As with projects and data shared via cloud services or other platforms, ARCs do not exist in just one location. Depending on your preferences and current use-case you can choose one of various starting points: you can create your ARC in different locations (e.g. personal computer, shared server or directly in the DataHUB) and to do so you can use different tools (e.g. ARC Commander, ARCitect, by hand).

A typical scenario could look like this: You create your ARC on you personal computer, add structure with studies and assays as you see fit and upload the ARC to the DataHUB to have a save copy and be able to share it with collaboration partners. You acquire some large dataset, e.g. from an OMICS assay, which you do not want to store or analyze on your computer. Instead you keep this on a larger workstation in the lab or a server or high performance computing (HPC) cluster, where you would also run data analysis workflows. With the DataHUB as the meeting point, you can keep your ARC in sync across these locations. Simply download the ARC from the DataHUB to your server, add the dataset from there and synchronize it back to the DataHUB. You could consider your ARC stored in the DataHUB as the “ground truth” – even if you delete the ARCs on your local computer or the server, it will still be available in the DataHUB including the change history from those source locations.

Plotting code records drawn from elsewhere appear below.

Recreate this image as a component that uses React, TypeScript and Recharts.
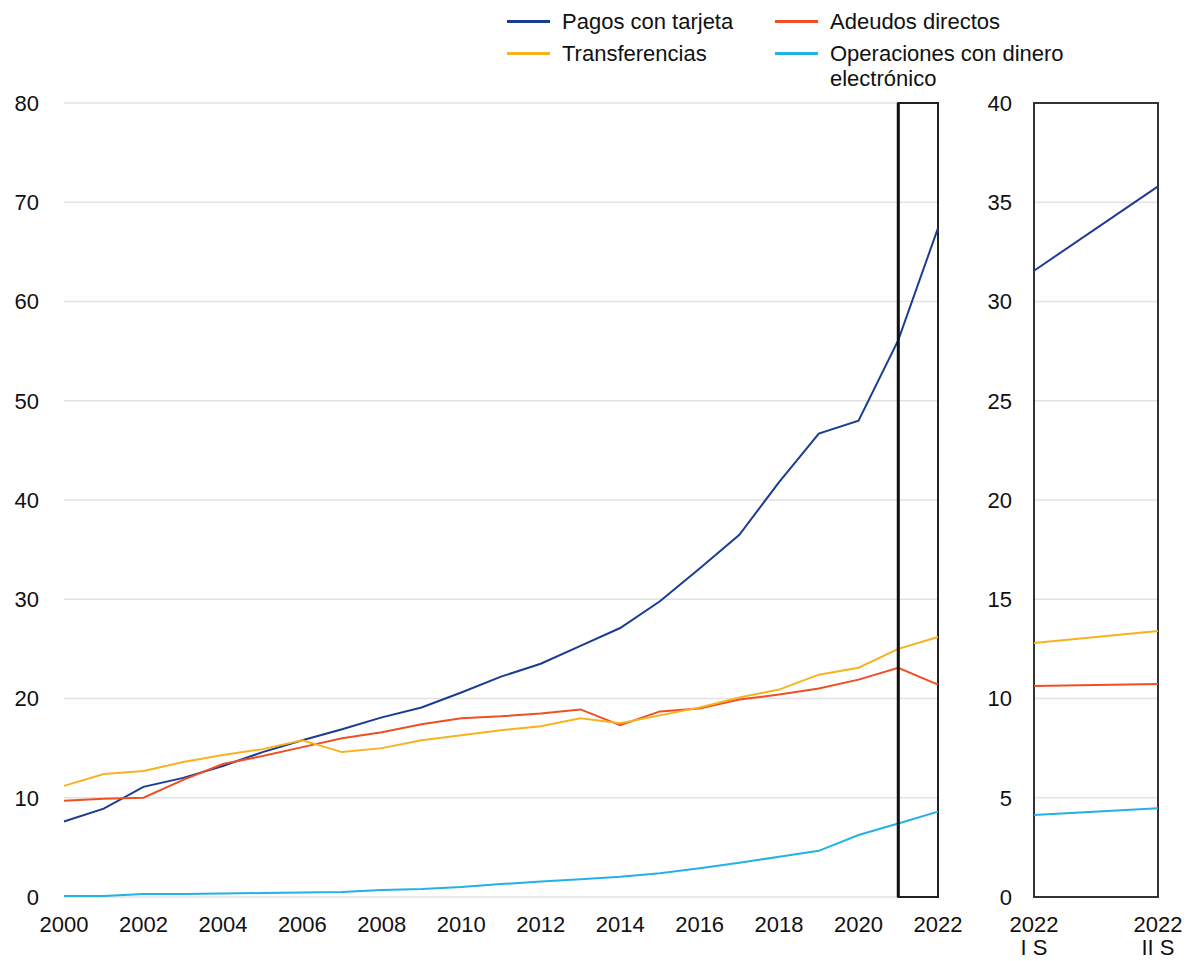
import React from 'react';
import { LineChart, Line, XAxis, YAxis, CartesianGrid, ReferenceArea, ReferenceLine } from 'recharts';

const years = [2000, 2001, 2002, 2003, 2004, 2005, 2006, 2007, 2008, 2009, 2010, 2011, 2012, 2013, 2014, 2015, 2016, 2017, 2018, 2019, 2020, 2021, 2022];
const pagos = [7.6, 8.9, 11.1, 12.0, 13.2, 14.6, 15.8, 16.9, 18.1, 19.1, 20.6, 22.2, 23.5, 25.3, 27.1, 29.8, 33.1, 36.5, 41.8, 46.7, 48.0, 56.1, 67.4];
const adeudos = [9.7, 9.9, 10.0, 11.8, 13.4, 14.2, 15.1, 16.0, 16.6, 17.4, 18.0, 18.2, 18.5, 18.9, 17.3, 18.7, 19.0, 19.9, 20.4, 21.0, 21.9, 23.1, 21.4];
const transferencias = [11.2, 12.4, 12.7, 13.6, 14.3, 14.9, 15.8, 14.6, 15.0, 15.8, 16.3, 16.8, 17.2, 18.0, 17.5, 18.3, 19.1, 20.1, 20.9, 22.4, 23.1, 25.0, 26.2];
const dinero = [0.1, 0.1, 0.3, 0.3, 0.35, 0.4, 0.45, 0.5, 0.7, 0.8, 1.0, 1.3, 1.55, 1.8, 2.05, 2.4, 2.9, 3.45, 4.05, 4.65, 6.25, 7.4, 8.6];

const semesters = ['I S', 'II S'];
const semesterYear = ['2022', '2022'];
const pagosS = [31.55, 35.8];
const adeudosS = [10.63, 10.73];
const transferenciasS = [12.8, 13.4];
const dineroS = [4.13, 4.47];

const xTicks = [2000, 2002, 2004, 2006, 2008, 2010, 2012, 2014, 2016, 2018, 2020, 2022];
const yTicksLeft = [0, 10, 20, 30, 40, 50, 60, 70, 80];
const yTicksRight = [0, 5, 10, 15, 20, 25, 30, 35, 40];

const series = [
  { key: 'pagos', name: 'Pagos con tarjeta', color: '#1b3c93' },
  { key: 'adeudos', name: 'Adeudos directos', color: '#f04e23' },
  { key: 'transferencias', name: 'Transferencias', color: '#f6b21f' },
  { key: 'dinero', name: 'Operaciones con dinero electrónico', color: '#22b2e6' },
];

const annualData = years.map((y, i) => ({
  year: y,
  pagos: pagos[i],
  adeudos: adeudos[i],
  transferencias: transferencias[i],
  dinero: dinero[i],
}));

const semData = semesters.map((s, i) => ({
  idx: i,
  pagos: pagosS[i],
  adeudos: adeudosS[i],
  transferencias: transferenciasS[i],
  dinero: dineroS[i],
}));

const FONT = '"Liberation Sans", Arial, Helvetica, sans-serif';
const FS = 22;
const TEXT = '#111';
const GRID = '#e2e2e2';

const SemTick = (props: any) => {
  const { x, y, payload } = props;
  const i = payload.value as number;
  return (
    <g>
      <text x={x} y={y} dy="0.71em" textAnchor="middle" fontSize={FS} fill={TEXT} fontFamily={FONT}>
        {semesterYear[i]}
      </text>
      <text x={x} y={y + 23} dy="0.71em" textAnchor="middle" fontSize={FS} fill={TEXT} fontFamily={FONT}>
        {semesters[i]}
      </text>
    </g>
  );
};

const Legend = () => (
  <div style={{ position: 'absolute', left: 0, top: 0, fontFamily: FONT, fontSize: FS, color: TEXT }}>
    {series.map((s, i) => {
      const col = i % 2;
      const row = Math.floor(i / 2);
      return (
        <div
          key={s.key}
          style={{
            position: 'absolute',
            left: col === 0 ? 507 : 775,
            top: row === 0 ? 9 : 41,
            display: 'flex',
            alignItems: 'flex-start',
            width: 400,
          }}
        >
          <span style={{ display: 'inline-block', width: 43, height: 2.5, background: s.color, marginTop: 11, marginRight: 12, flex: 'none' }} />
          <span style={{ width: 260, lineHeight: '25px' }}>{s.name}</span>
        </div>
      );
    })}
  </div>
);

export default function App() {
  return (
    <div style={{ position: 'absolute', left: 0, top: 0, width: 1189, height: 961, background: '#fff', fontFamily: FONT }}>
      <div style={{ position: 'absolute', left: 0, top: 0 }}>
        <LineChart width={990} height={961} data={annualData} margin={{ top: 103, right: 52, bottom: 14, left: 0 }}>
          <CartesianGrid vertical={false} stroke={GRID} strokeWidth={1.5} />
          <XAxis
            dataKey="year"
            type="number"
            domain={[2000, 2022]}
            ticks={xTicks}
            axisLine={false}
            tickLine={false}
            tickSize={0}
            tickMargin={19}
            height={50}
            tick={{ fontSize: FS, fill: TEXT, fontFamily: FONT }}
          />
          <YAxis
            type="number"
            domain={[0, 80]}
            ticks={yTicksLeft}
            axisLine={false}
            tickLine={false}
            tickSize={0}
            tickMargin={25}
            width={64}
            tick={{ fontSize: FS, fill: TEXT, fontFamily: FONT }}
          />
          {series.map((s) => (
            <Line key={s.key} type="linear" dataKey={s.key} stroke={s.color} strokeWidth={2} dot={false} isAnimationActive={false} />
          ))}
          <ReferenceArea x1={2021} x2={2022} y1={0} y2={80} fill="none" stroke="#222" strokeWidth={2} />
          <ReferenceLine x={2021} stroke="#111" strokeWidth={3} />
        </LineChart>
      </div>
      <div style={{ position: 'absolute', left: 950, top: 0 }}>
        <LineChart width={239} height={961} data={semData} margin={{ top: 103, right: 31, bottom: 14, left: 0 }}>
          <CartesianGrid vertical={false} stroke={GRID} strokeWidth={1.5} />
          <XAxis
            dataKey="idx"
            type="number"
            domain={[0, 1]}
            ticks={[0, 1]}
            axisLine={false}
            tickLine={false}
            tickSize={0}
            tickMargin={19}
            height={50}
            tick={<SemTick />}
          />
          <YAxis
            type="number"
            domain={[0, 40]}
            ticks={yTicksRight}
            axisLine={false}
            tickLine={false}
            tickSize={0}
            tickMargin={22}
            width={84}
            tick={{ fontSize: FS, fill: TEXT, fontFamily: FONT }}
          />
          {series.map((s) => (
            <Line key={s.key} type="linear" dataKey={s.key} stroke={s.color} strokeWidth={2} dot={false} isAnimationActive={false} />
          ))}
          <ReferenceArea x1={0} x2={1} y1={0} y2={40} fill="none" stroke="#333" strokeWidth={2} />
        </LineChart>
      </div>
      <Legend />
    </div>
  );
}
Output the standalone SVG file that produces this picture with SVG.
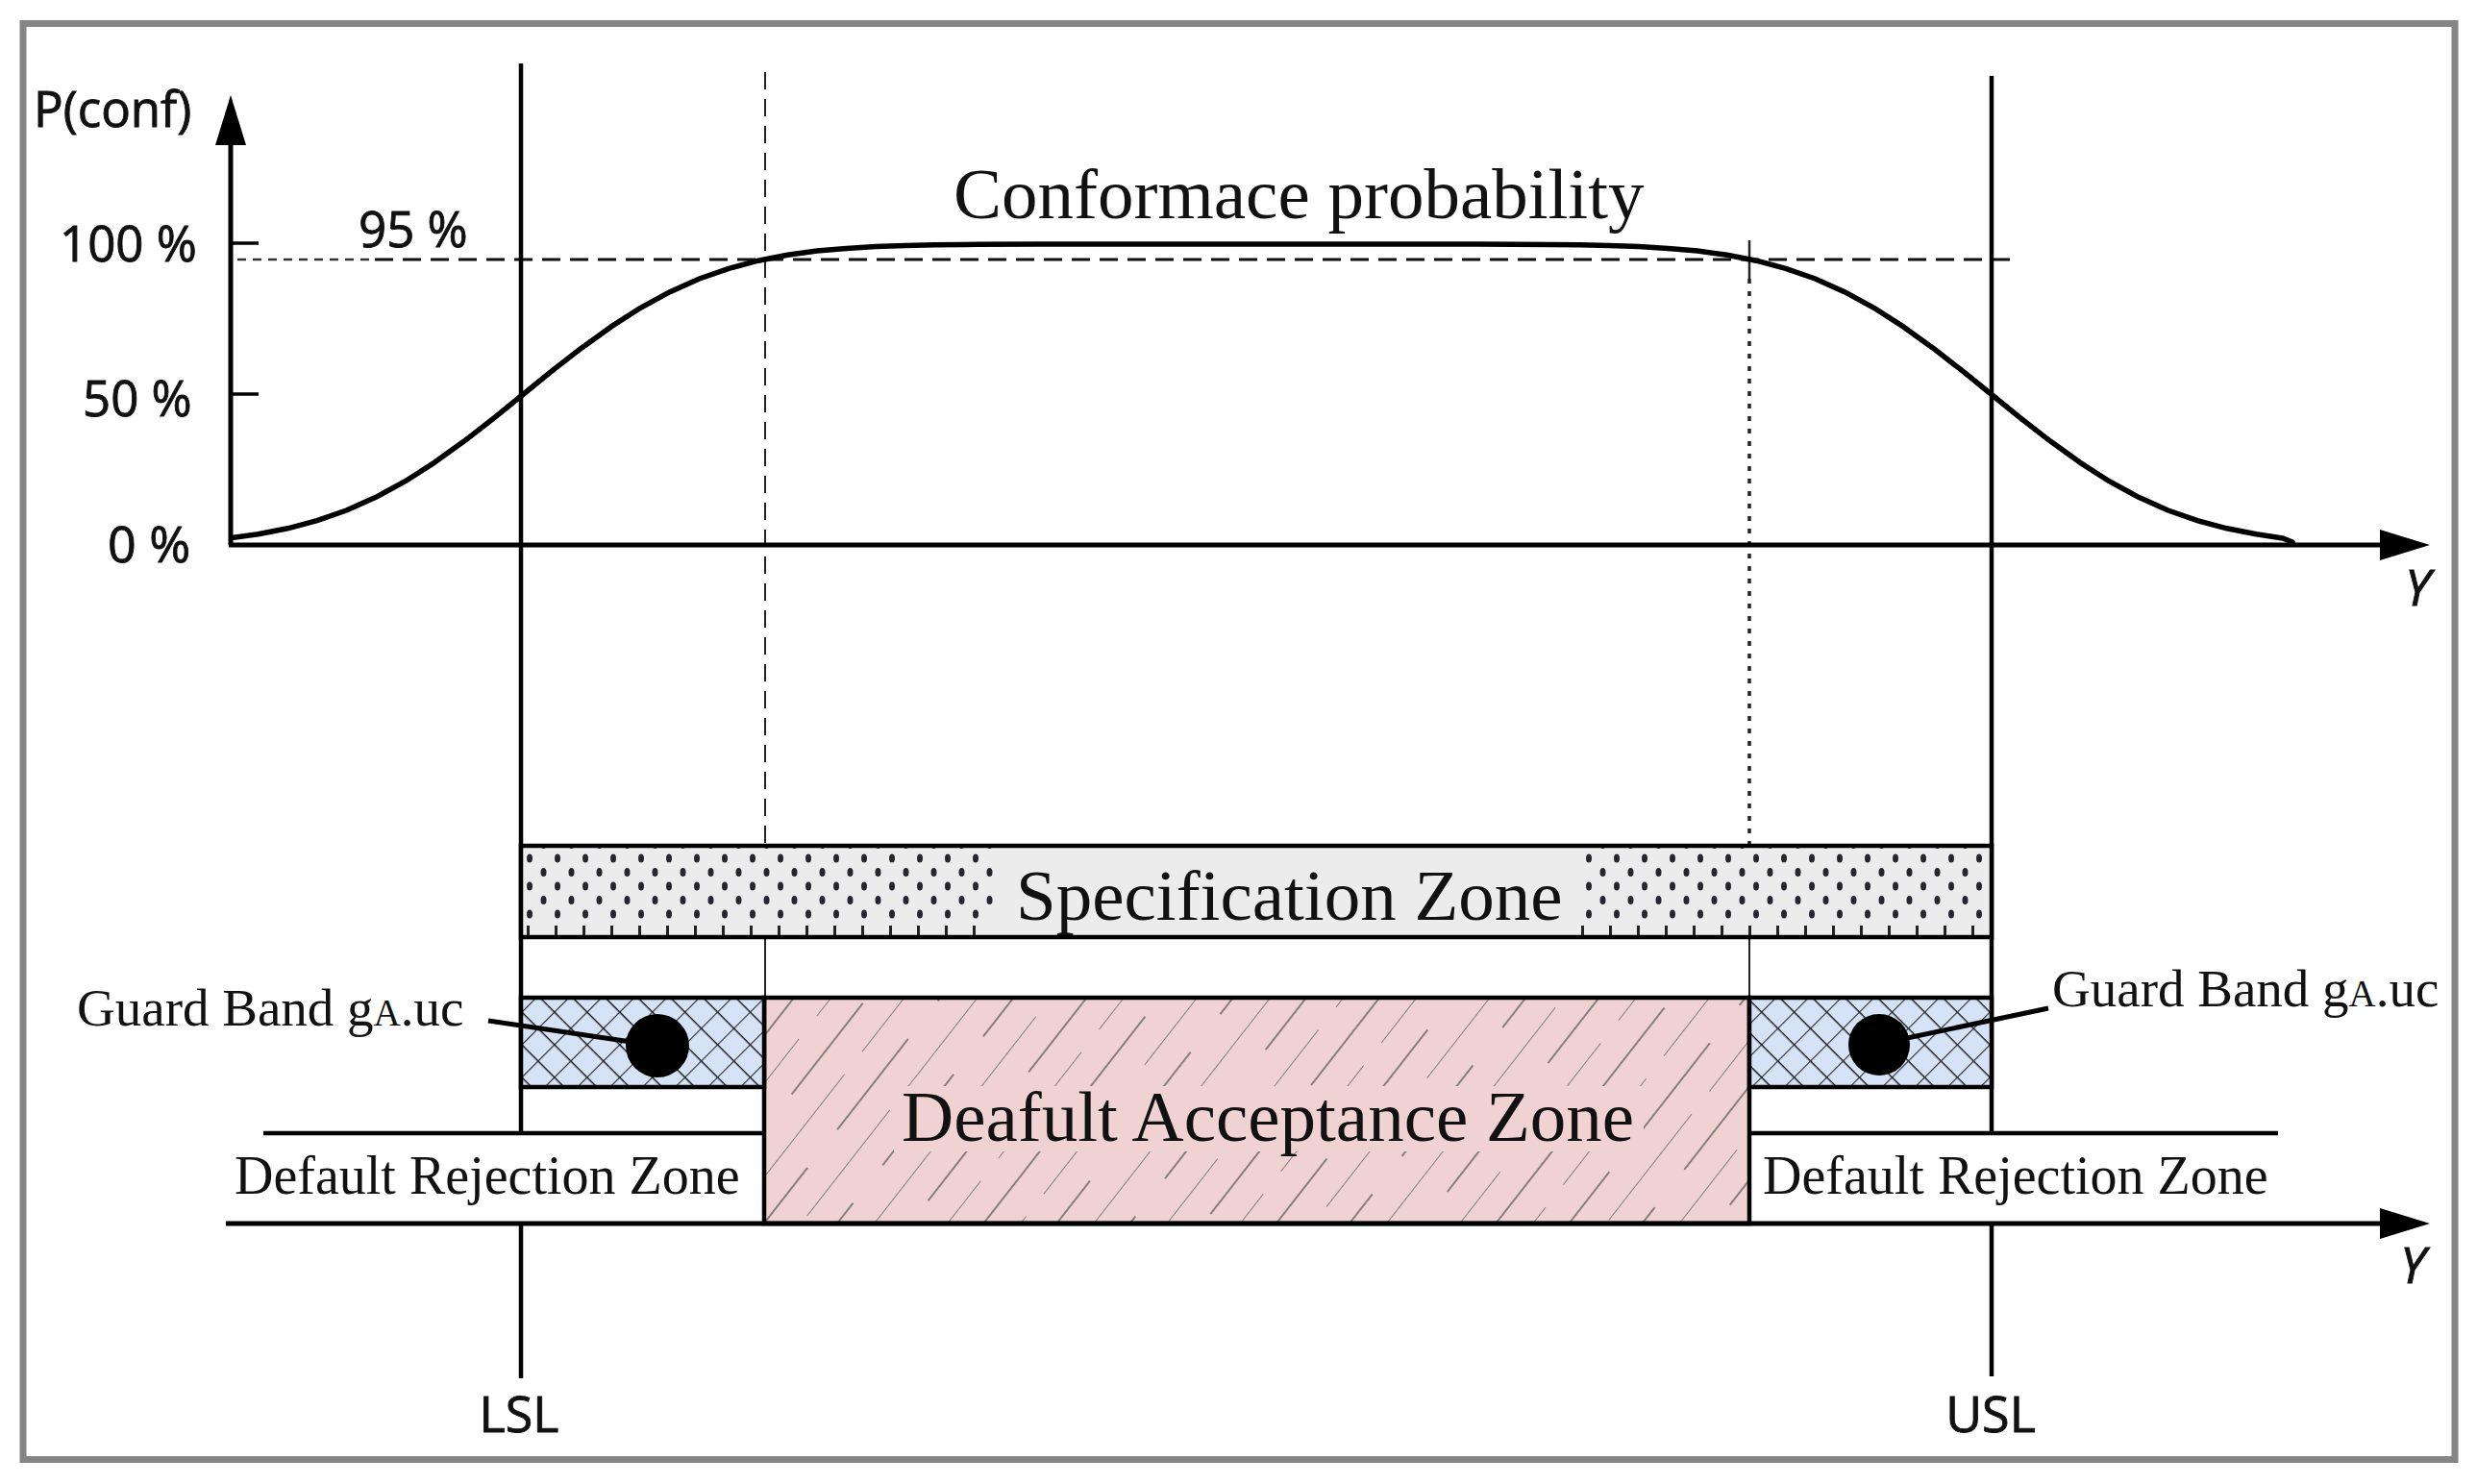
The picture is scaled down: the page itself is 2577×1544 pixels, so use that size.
<svg xmlns="http://www.w3.org/2000/svg" width="2577" height="1544" viewBox="0 0 2577 1544">
<style>
.serif{font-family:"Liberation Serif","Times New Roman",serif;fill:#111}
.sans{font-family:"Open Sans","Liberation Sans",sans-serif;fill:#111;stroke:#111;stroke-width:0.9}
.ax{stroke:#000;stroke-width:5;fill:none}
.lim{stroke:#000;stroke-width:4.5;fill:none}
.box{stroke:#000;stroke-width:4.5}
.thin{stroke:#222;stroke-width:2;fill:none}
</style>
<defs>
<marker id="arrow" viewBox="0 0 52 32" refX="32" refY="16" markerWidth="52" markerHeight="32" orient="auto" markerUnits="userSpaceOnUse">
<path d="M0,0 L52,16 L0,32 Z" fill="#000"/>
</marker>
<pattern id="dots" patternUnits="userSpaceOnUse" x="544" y="886" width="29" height="29">
<ellipse cx="7" cy="7" rx="3" ry="4.6" fill="#26262e"/>
<ellipse cx="21.5" cy="21.5" rx="3" ry="4.6" fill="#26262e"/>
</pattern>
<pattern id="cross" patternUnits="userSpaceOnUse" width="24" height="24" patternTransform="rotate(45)">
<rect width="24" height="24" fill="#d6e2f6"/>
<line x1="0" y1="0" x2="24" y2="0" stroke="#111" stroke-width="2.8"/>
<line x1="0" y1="0" x2="0" y2="24" stroke="#222" stroke-width="2.2"/>
</pattern>
<pattern id="hatch" patternUnits="userSpaceOnUse" width="60" height="170" patternTransform="rotate(38)">
<rect width="60" height="170" fill="#f0d2d3"/>
<line x1="0" y1="0" x2="0" y2="170" stroke="#5a5a5a" stroke-width="1.4" stroke-dasharray="140 30"/>
<line x1="30" y1="0" x2="30" y2="170" stroke="#5a5a5a" stroke-width="1.4" stroke-dasharray="120 50" stroke-dashoffset="70"/>
</pattern>
</defs>

<rect width="2577" height="1544" fill="#fff"/>
<rect id="frame" x="24" y="24.5" width="2530" height="1494" fill="#fff" stroke="#858585" stroke-width="7"/>

<g id="guides">
<line x1="796" y1="75" x2="796" y2="880" stroke="#222" stroke-width="2" stroke-dasharray="18 10"/>
<line x1="796" y1="976" x2="796" y2="1038" class="thin"/>
<line x1="1820" y1="250" x2="1820" y2="290" stroke="#222" stroke-width="2.5"/>
<line x1="1820" y1="290" x2="1820" y2="880" stroke="#222" stroke-width="3.5" stroke-dasharray="5 8"/>
<line x1="1820" y1="976" x2="1820" y2="1038" class="thin"/>
<line x1="247" y1="270" x2="390" y2="270" stroke="#333" stroke-width="2.5" stroke-dasharray="9 7"/>
<line x1="390" y1="270" x2="2100" y2="270" stroke="#111" stroke-width="3.2" stroke-dasharray="19 10"/>
</g>

<g id="axes">
<line x1="240" y1="567" x2="240" y2="119" class="ax" marker-end="url(#arrow)"/>
<line x1="238" y1="567" x2="2508" y2="567" class="ax" marker-end="url(#arrow)"/>
<line x1="241" y1="253" x2="269" y2="253" stroke="#000" stroke-width="3.5"/>
<line x1="241" y1="410" x2="269" y2="410" stroke="#000" stroke-width="3.5"/>
<text x="35" y="132" class="sans" font-size="51">P(conf)</text>
<text x="62" y="272" class="sans" font-size="51">100 %</text>
<text x="373" y="257" class="sans" font-size="51">95 %</text>
<text x="86" y="433" class="sans" font-size="51">50 %</text>
<text x="112" y="585" class="sans" font-size="52">0 %</text>
<text x="2502" y="630" class="sans" font-size="52" font-style="italic">Y</text>
</g>

<g id="limits">
<line x1="542" y1="66" x2="542" y2="1434" class="lim"/>
<line x1="2072" y1="79" x2="2072" y2="1432" class="lim"/>
<text x="540" y="1490" class="sans" font-size="52" text-anchor="middle" stroke-width="1.6">LSL</text>
<text x="2071" y="1490" class="sans" font-size="52" text-anchor="middle" stroke-width="1.6">USL</text>
</g>

<g id="curve">
<polyline fill="none" stroke="#000" stroke-width="5.5" stroke-linejoin="round" stroke-linecap="round" points="241,559.5 268.6,555.8 299.2,549.8 329.8,541.7 360.4,531 391,517.3 421.6,500.7 452.2,481.1 482.8,459.1 513.4,435.3 544,410.5 574.6,385.7 605.2,361.9 635.8,339.9 666.4,320.3 697,303.7 727.6,290 758.2,279.3 788.8,271.2 819.4,265.2 850,261.1 880.6,258.4 911.2,256.6 941.8,255.5 972.4,254.8 1003,254.4 1079.5,254.1 1536.5,254.1 1613,254.4 1643.6,254.8 1674.2,255.5 1704.8,256.6 1735.4,258.4 1766,261.1 1796.6,265.2 1827.2,271.2 1857.8,279.3 1888.4,290 1919,303.7 1949.6,320.3 1980.2,339.9 2010.8,361.9 2041.4,385.7 2072,410.5 2102.6,435.3 2133.2,459.1 2163.8,481.1 2194.4,500.7 2225,517.3 2255.6,531 2286.2,541.7 2316.8,549.8 2347.4,555.8 2375,560 2385,564"/>
<text x="992" y="227" class="serif" font-size="75">Conformace probability</text>
</g>

<g id="specification-zone">
<rect x="542" y="880" width="1530" height="95" fill="#ececec" class="box"/>
<rect x="546" y="882" width="494" height="78" fill="url(#dots)"/>
<rect x="1642" y="882" width="426" height="78" fill="url(#dots)"/>
<line x1="548" y1="968" x2="1040" y2="968" stroke="#222" stroke-width="10" stroke-dasharray="3 26"/>
<line x1="1645" y1="968" x2="2066" y2="968" stroke="#222" stroke-width="10" stroke-dasharray="3 26"/>
<text x="1057" y="957" class="serif" font-size="75">Specification Zone</text>
</g>

<g id="rejection-zone-left">
<rect x="274" y="1181" width="519" height="90" fill="#fff"/>
<line x1="274" y1="1179" x2="795" y2="1179" stroke="#000" stroke-width="4.5"/>
<text x="244" y="1242" class="serif" font-size="56">Default Rejection Zone</text>
</g>

<g id="rejection-zone-right">
<rect x="1822" y="1181" width="548" height="90" fill="#fff"/>
<line x1="1820" y1="1179" x2="2370" y2="1179" stroke="#000" stroke-width="4.5"/>
<text x="1834" y="1242" class="serif" font-size="56">Default Rejection Zone</text>
</g>

<g id="acceptance-zone">
<rect x="795" y="1038" width="1025" height="235" fill="url(#hatch)" class="box"/>
<rect x="930" y="1130" width="780" height="68" fill="#f0d2d3"/>
<text x="938" y="1187" class="serif" font-size="75">Deafult Acceptance Zone</text>
</g>

<g id="guard-band-left">
<rect x="542" y="1038" width="253" height="93" fill="url(#cross)" class="box"/>
<circle cx="684" cy="1088" r="33" fill="#000"/>
<text x="80" y="1067" class="serif" font-size="55">Guard Band g<tspan font-size="39">A</tspan>.uc</text>
</g>

<g id="guard-band-right">
<rect x="1820" y="1038" width="252" height="93" fill="url(#cross)" class="box"/>
<circle cx="1955" cy="1087" r="32" fill="#000"/>
<text x="2135" y="1047" class="serif" font-size="55">Guard Band g<tspan font-size="39">A</tspan>.uc</text>
</g>

<g id="lower-axis">
<line x1="235" y1="1273" x2="2508" y2="1273" class="ax" marker-end="url(#arrow)"/>
<text x="2497" y="1335" class="sans" font-size="52" font-style="italic">Y</text>
</g>

<g id="connectors">
<line x1="508" y1="1062" x2="670" y2="1086" stroke="#000" stroke-width="5"/>
<line x1="1965" y1="1084" x2="2131" y2="1049" stroke="#000" stroke-width="5"/>
</g>
</svg>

A few things are important when maintaining ARCs in multiple locations:

  1. Try to keep your ARC in sync via the DataHUB
  2. Make sure to sync large files properly

As with any cloud service, when a single file is edited from multiple locations, you can run into merge conflicts. To avoid these, make sure to regularly sync your ARC with the DataHUB and from there sync with your (other) locations before adding or editing data.
In order to have the large files only where you need them and not where you do not (e.g. your personal computer), the ARC and DataHUB implement the LFS (Large file storage) system. The ARCitect and ARC commander provide options to properly handle LFS-tagged files.